The denialists haven't missed a beat pouncing on Lovelock's "alarmist" statement and transforming it into proof that all climate science is bogus. Some, like energy expert Andrew McKillop, denounce Lovelock as a total charlatan. Yet, toward the end of his screed, even McKillop acknowledges that climate change is already here.
The next stage is on us already. The breakdown of climate into random weather events, reversing the old one-liner that "Climate is what you expect; weather is what you get". No longer being able to expect anything predictable from climate only leaves weather to bet on. And we know how that is getting mightily unpredictable, and dangerous on all continents.
Put another way, we can have a pure and absolute zero change of so-called "average global temperatures", but the world's climate can become totally disturbed, with no easy way to remediate or mitigate the change from predictable, to random. Ever-growing evidence says we are in that random state now: what you thought was your regional climate no longer exists.

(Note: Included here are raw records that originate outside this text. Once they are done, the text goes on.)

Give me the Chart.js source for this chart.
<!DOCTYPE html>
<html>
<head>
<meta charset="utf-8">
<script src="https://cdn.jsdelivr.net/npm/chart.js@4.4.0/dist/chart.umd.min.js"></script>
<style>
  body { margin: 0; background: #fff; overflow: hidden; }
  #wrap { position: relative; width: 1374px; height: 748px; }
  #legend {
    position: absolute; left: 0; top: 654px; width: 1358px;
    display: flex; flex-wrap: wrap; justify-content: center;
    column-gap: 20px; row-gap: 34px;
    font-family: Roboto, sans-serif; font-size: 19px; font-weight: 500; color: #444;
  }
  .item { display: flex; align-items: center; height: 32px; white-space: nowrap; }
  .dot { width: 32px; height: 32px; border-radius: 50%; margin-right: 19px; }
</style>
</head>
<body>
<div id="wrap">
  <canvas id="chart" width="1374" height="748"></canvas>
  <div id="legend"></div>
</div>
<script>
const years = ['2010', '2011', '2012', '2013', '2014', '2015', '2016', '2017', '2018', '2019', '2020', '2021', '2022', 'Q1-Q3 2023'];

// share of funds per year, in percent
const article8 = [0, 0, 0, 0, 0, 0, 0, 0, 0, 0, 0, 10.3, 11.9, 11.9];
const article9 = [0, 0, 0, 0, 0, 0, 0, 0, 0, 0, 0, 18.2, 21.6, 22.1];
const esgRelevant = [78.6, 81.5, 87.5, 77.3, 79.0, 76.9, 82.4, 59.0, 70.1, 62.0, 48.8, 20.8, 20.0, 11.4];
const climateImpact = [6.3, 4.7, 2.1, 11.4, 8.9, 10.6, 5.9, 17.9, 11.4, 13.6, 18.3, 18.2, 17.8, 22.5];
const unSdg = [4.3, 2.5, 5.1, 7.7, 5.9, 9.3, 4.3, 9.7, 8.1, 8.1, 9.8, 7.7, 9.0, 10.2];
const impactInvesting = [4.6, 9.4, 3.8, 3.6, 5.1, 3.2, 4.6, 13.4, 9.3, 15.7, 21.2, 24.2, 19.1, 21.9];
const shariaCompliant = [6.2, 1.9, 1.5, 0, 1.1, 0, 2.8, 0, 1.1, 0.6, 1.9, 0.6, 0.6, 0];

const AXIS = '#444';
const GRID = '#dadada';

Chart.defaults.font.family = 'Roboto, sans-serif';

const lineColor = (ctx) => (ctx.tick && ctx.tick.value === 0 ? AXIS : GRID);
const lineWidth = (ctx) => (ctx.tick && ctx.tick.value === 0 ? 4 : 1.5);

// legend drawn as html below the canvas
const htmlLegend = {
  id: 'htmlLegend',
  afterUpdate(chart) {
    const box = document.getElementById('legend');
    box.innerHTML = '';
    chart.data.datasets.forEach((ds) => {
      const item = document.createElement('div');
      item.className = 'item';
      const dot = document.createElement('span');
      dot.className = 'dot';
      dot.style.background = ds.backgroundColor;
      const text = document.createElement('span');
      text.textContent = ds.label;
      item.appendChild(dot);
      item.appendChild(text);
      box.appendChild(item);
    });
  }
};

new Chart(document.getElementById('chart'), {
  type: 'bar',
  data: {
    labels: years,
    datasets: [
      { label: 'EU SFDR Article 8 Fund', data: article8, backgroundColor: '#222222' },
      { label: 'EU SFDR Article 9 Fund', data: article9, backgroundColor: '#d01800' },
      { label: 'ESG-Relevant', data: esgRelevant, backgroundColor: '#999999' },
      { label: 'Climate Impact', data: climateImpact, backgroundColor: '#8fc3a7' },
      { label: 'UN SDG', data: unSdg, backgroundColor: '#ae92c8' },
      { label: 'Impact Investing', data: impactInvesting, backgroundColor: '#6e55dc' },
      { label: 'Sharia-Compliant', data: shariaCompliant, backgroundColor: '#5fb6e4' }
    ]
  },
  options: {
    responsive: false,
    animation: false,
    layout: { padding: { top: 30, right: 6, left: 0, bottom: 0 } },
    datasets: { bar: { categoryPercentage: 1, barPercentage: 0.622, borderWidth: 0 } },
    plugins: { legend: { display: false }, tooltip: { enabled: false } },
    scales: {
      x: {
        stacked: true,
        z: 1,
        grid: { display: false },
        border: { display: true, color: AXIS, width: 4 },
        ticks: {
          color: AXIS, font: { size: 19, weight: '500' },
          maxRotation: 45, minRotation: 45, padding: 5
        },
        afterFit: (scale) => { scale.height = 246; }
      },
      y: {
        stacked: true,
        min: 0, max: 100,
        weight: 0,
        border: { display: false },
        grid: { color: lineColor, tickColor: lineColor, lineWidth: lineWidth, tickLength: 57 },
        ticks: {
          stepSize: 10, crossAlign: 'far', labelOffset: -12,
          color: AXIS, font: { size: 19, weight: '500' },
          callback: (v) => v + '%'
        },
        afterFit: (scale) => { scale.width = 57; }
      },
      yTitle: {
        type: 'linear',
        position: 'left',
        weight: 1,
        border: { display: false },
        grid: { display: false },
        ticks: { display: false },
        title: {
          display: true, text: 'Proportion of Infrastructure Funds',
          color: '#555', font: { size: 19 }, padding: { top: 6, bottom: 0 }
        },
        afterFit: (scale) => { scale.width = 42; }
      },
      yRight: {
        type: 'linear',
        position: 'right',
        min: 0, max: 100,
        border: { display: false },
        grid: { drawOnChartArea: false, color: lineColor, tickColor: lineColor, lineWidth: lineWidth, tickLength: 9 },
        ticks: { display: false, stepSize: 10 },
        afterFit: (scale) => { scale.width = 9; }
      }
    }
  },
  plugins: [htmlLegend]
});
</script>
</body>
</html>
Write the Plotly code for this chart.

One immediate and direct result of this will be crop yields and harvest totals: these cannot be expected to hold firm, as farmers battle to decide when or if to plant and when to harvest, in a vastly more complex set of changing variables - which formerly ran together and were called "climate". Rainfall and cloud cover, already changing but given the pat one-liner "Global warming", will most surely and certainly get ever less predictable, with more negative consequences than the opposite.